#### Goal:
Return every line below as is, leaving out the pictures.

#### Information supplied:
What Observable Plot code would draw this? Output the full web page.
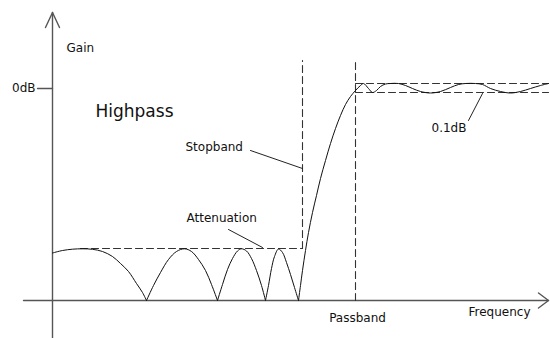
<!DOCTYPE html>
<html>
<head>
<meta charset="utf-8">
<script src="https://cdn.jsdelivr.net/npm/d3@7"></script>
<script src="https://cdn.jsdelivr.net/npm/@observablehq/plot@0.6"></script>
<style>
  html, body { margin: 0; padding: 0; background: #fff; }
  svg { display: block; }
</style>
</head>
<body>
<div id="chart"></div>
<script>
// Units: f = frequency (arbitrary, 0 at gain axis), g = gain (arbitrary, 0 at frequency axis, 212 = 0dB)
const lobe1 = [[0,47.5],[10,50],[20,51.3],[30,51.7],[40,51.2],[50,49],[60,44],[68,37],[76,29],[84,17],[90,8],[94,0]];
const lobe2 = [[94,0],[101,15],[108,28],[116,41],[124,49],[132,51.7],[139,49],[146,41],[153,30],[159,16],[165,0]];
const lobe3 = [[165,0],[170,16],[175,31],[180,42],[185,49.5],[189,51.7],[194,49.5],[199,42],[204,30],[209,15],[213,0]];
const lobe4 = [[213,0],[216,15],[219,32],[222,44],[226,51.5],[230,48],[234,38],[238,26],[242,13],[246,0]];
const passCurve = [[246,0],[248,15],[250,30],[253,50],[256,68],[260,88],[264,105],[268,122],[273,140],[278,157],[283,172],[288,185],[293,196],[298,204],[303,210],[308,215],[311,217],[316,212],[320,208],[324,210],[328,214],[333,216.5],[338,217],[346,217],[353,215],[360,212],[368,209],[378,207.5],[388,209],[398,213],[406,216],[413,217],[423,217],[430,216],[438,212],[448,209],[458,207.5],[468,209],[478,212],[488,215],[496,217]];

const gain0dB = 212;
const attenuation = 52;
const rippleTop = 217;
const rippleBottom = 208;
const stopbandF = 250;
const passbandF = 303;
const fMax = 496;
const gTop = 288;

const axisLines = [
  {s:"h", pts:[[-29,0],[fMax,0]]},
  {s:"v", pts:[[0,-38],[0,gTop]]},
  {s:"ah", pts:[[-7,273],[0,gTop],[7,273]]},
  {s:"ar", pts:[[486,7.5],[fMax,0],[486,-7.5]]},
  {s:"tick", pts:[[-15,gain0dB],[0,gain0dB]]}
];
const dashedLines = [
  {s:"stop", pts:[[stopbandF,attenuation],[stopbandF,240]]},
  {s:"pass", pts:[[passbandF,0],[passbandF,240]]},
  {s:"att", pts:[[28,attenuation],[stopbandF,attenuation]]},
  {s:"rt", pts:[[passbandF,rippleTop],[fMax,rippleTop]]},
  {s:"rb", pts:[[passbandF,rippleBottom],[fMax,rippleBottom]]}
];
const leaders = [
  {s:"stop", pts:[[198,150],[250,132]]},
  {s:"att", pts:[[176,71],[210,53]]},
  {s:"ripple", pts:[[416,180],[430,207]]}
];
const labels = [
  {t:"Gain", f:14, g:252, a:"start", size:12},
  {t:"0dB", f:-17, g:gain0dB, a:"end", size:12},
  {t:"Highpass", f:43, g:189, a:"start", size:17},
  {t:"Stopband", f:133, g:153, a:"start", size:12},
  {t:"Attenuation", f:134, g:82, a:"start", size:12},
  {t:"0.1dB", f:379, g:172, a:"start", size:12},
  {t:"Passband", f:305, g:-18, a:"middle", size:12},
  {t:"Frequency", f:416, g:-12, a:"start", size:12}
];

const flat = (groups) => groups.flatMap(d => d.pts.map(([f,g]) => ({s:d.s, f, g})));
const curves = flat([
  {s:"l1", pts:lobe1},{s:"l2", pts:lobe2},{s:"l3", pts:lobe3},{s:"l4", pts:lobe4},{s:"p", pts:passCurve}
]);

const chart = Plot.plot({
  width: 550,
  height: 338,
  margin: 0,
  x: {domain: [-52, 498], axis: null},
  y: {domain: [-38, 300], axis: null},
  style: {background: "#fff"},
  marks: [
    Plot.line(flat(axisLines), {x:"f", y:"g", z:"s", stroke:"#555", strokeWidth:1.4}),
    Plot.line(flat(dashedLines), {x:"f", y:"g", z:"s", stroke:"#333", strokeWidth:1.1, strokeDasharray:"7,4"}),
    Plot.line(flat(leaders), {x:"f", y:"g", z:"s", stroke:"#222", strokeWidth:1}),
    Plot.line(curves, {x:"f", y:"g", z:"s", stroke:"#111", strokeWidth:1, curve:"catmull-rom"}),
    ...["start","middle","end"].map(a => Plot.text(labels.filter(d => d.a === a && d.size === 12), {
      x:"f", y:"g", text:"t", textAnchor:a, fontSize:12, fontFamily:"DejaVu Sans", fill:"#111"
    })),
    Plot.text(labels.filter(d => d.size === 17), {
      x:"f", y:"g", text:"t", textAnchor:"start", fontSize:17, fontFamily:"DejaVu Sans", fill:"#111"
    })
  ]
});
document.getElementById("chart").appendChild(chart);
</script>
</body>
</html>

#### Reply to the task:
What Observable Plot code would draw this? Output the full web page.
<!DOCTYPE html>
<html>
<head>
<meta charset="utf-8">
<script src="https://cdn.jsdelivr.net/npm/d3@7"></script>
<script src="https://cdn.jsdelivr.net/npm/@observablehq/plot@0.6"></script>
<style>
  html, body { margin: 0; padding: 0; background: #fff; }
  svg { display: block; }
</style>
</head>
<body>
<div id="chart"></div>
<script>
// Units: f = frequency (arbitrary, 0 at gain axis), g = gain (arbitrary, 0 at frequency axis, 212 = 0dB)
const lobe1 = [[0,47.5],[10,50],[20,51.3],[30,51.7],[40,51.2],[50,49],[60,44],[68,37],[76,29],[84,17],[90,8],[94,0]];
const lobe2 = [[94,0],[101,15],[108,28],[116,41],[124,49],[132,51.7],[139,49],[146,41],[153,30],[159,16],[165,0]];
const lobe3 = [[165,0],[170,16],[175,31],[180,42],[185,49.5],[189,51.7],[194,49.5],[199,42],[204,30],[209,15],[213,0]];
const lobe4 = [[213,0],[216,15],[219,32],[222,44],[226,51.5],[230,48],[234,38],[238,26],[242,13],[246,0]];
const passCurve = [[246,0],[248,15],[250,30],[253,50],[256,68],[260,88],[264,105],[268,122],[273,140],[278,157],[283,172],[288,185],[293,196],[298,204],[303,210],[308,215],[311,217],[316,212],[320,208],[324,210],[328,214],[333,216.5],[338,217],[346,217],[353,215],[360,212],[368,209],[378,207.5],[388,209],[398,213],[406,216],[413,217],[423,217],[430,216],[438,212],[448,209],[458,207.5],[468,209],[478,212],[488,215],[496,217]];

const gain0dB = 212;
const attenuation = 52;
const rippleTop = 217;
const rippleBottom = 208;
const stopbandF = 250;
const passbandF = 303;
const fMax = 496;
const gTop = 288;

const axisLines = [
  {s:"h", pts:[[-29,0],[fMax,0]]},
  {s:"v", pts:[[0,-38],[0,gTop]]},
  {s:"ah", pts:[[-7,273],[0,gTop],[7,273]]},
  {s:"ar", pts:[[486,7.5],[fMax,0],[486,-7.5]]},
  {s:"tick", pts:[[-15,gain0dB],[0,gain0dB]]}
];
const dashedLines = [
  {s:"stop", pts:[[stopbandF,attenuation],[stopbandF,240]]},
  {s:"pass", pts:[[passbandF,0],[passbandF,240]]},
  {s:"att", pts:[[28,attenuation],[stopbandF,attenuation]]},
  {s:"rt", pts:[[passbandF,rippleTop],[fMax,rippleTop]]},
  {s:"rb", pts:[[passbandF,rippleBottom],[fMax,rippleBottom]]}
];
const leaders = [
  {s:"stop", pts:[[198,150],[250,132]]},
  {s:"att", pts:[[176,71],[210,53]]},
  {s:"ripple", pts:[[416,180],[430,207]]}
];
const labels = [
  {t:"Gain", f:14, g:252, a:"start", size:12},
  {t:"0dB", f:-17, g:gain0dB, a:"end", size:12},
  {t:"Highpass", f:43, g:189, a:"start", size:17},
  {t:"Stopband", f:133, g:153, a:"start", size:12},
  {t:"Attenuation", f:134, g:82, a:"start", size:12},
  {t:"0.1dB", f:379, g:172, a:"start", size:12},
  {t:"Passband", f:305, g:-18, a:"middle", size:12},
  {t:"Frequency", f:416, g:-12, a:"start", size:12}
];

const flat = (groups) => groups.flatMap(d => d.pts.map(([f,g]) => ({s:d.s, f, g})));
const curves = flat([
  {s:"l1", pts:lobe1},{s:"l2", pts:lobe2},{s:"l3", pts:lobe3},{s:"l4", pts:lobe4},{s:"p", pts:passCurve}
]);

const chart = Plot.plot({
  width: 550,
  height: 338,
  margin: 0,
  x: {domain: [-52, 498], axis: null},
  y: {domain: [-38, 300], axis: null},
  style: {background: "#fff"},
  marks: [
    Plot.line(flat(axisLines), {x:"f", y:"g", z:"s", stroke:"#555", strokeWidth:1.4}),
    Plot.line(flat(dashedLines), {x:"f", y:"g", z:"s", stroke:"#333", strokeWidth:1.1, strokeDasharray:"7,4"}),
    Plot.line(flat(leaders), {x:"f", y:"g", z:"s", stroke:"#222", strokeWidth:1}),
    Plot.line(curves, {x:"f", y:"g", z:"s", stroke:"#111", strokeWidth:1, curve:"catmull-rom"}),
    ...["start","middle","end"].map(a => Plot.text(labels.filter(d => d.a === a && d.size === 12), {
      x:"f", y:"g", text:"t", textAnchor:a, fontSize:12, fontFamily:"DejaVu Sans", fill:"#111"
    })),
    Plot.text(labels.filter(d => d.size === 17), {
      x:"f", y:"g", text:"t", textAnchor:"start", fontSize:17, fontFamily:"DejaVu Sans", fill:"#111"
    })
  ]
});
document.getElementById("chart").appendChild(chart);
</script>
</body>
</html>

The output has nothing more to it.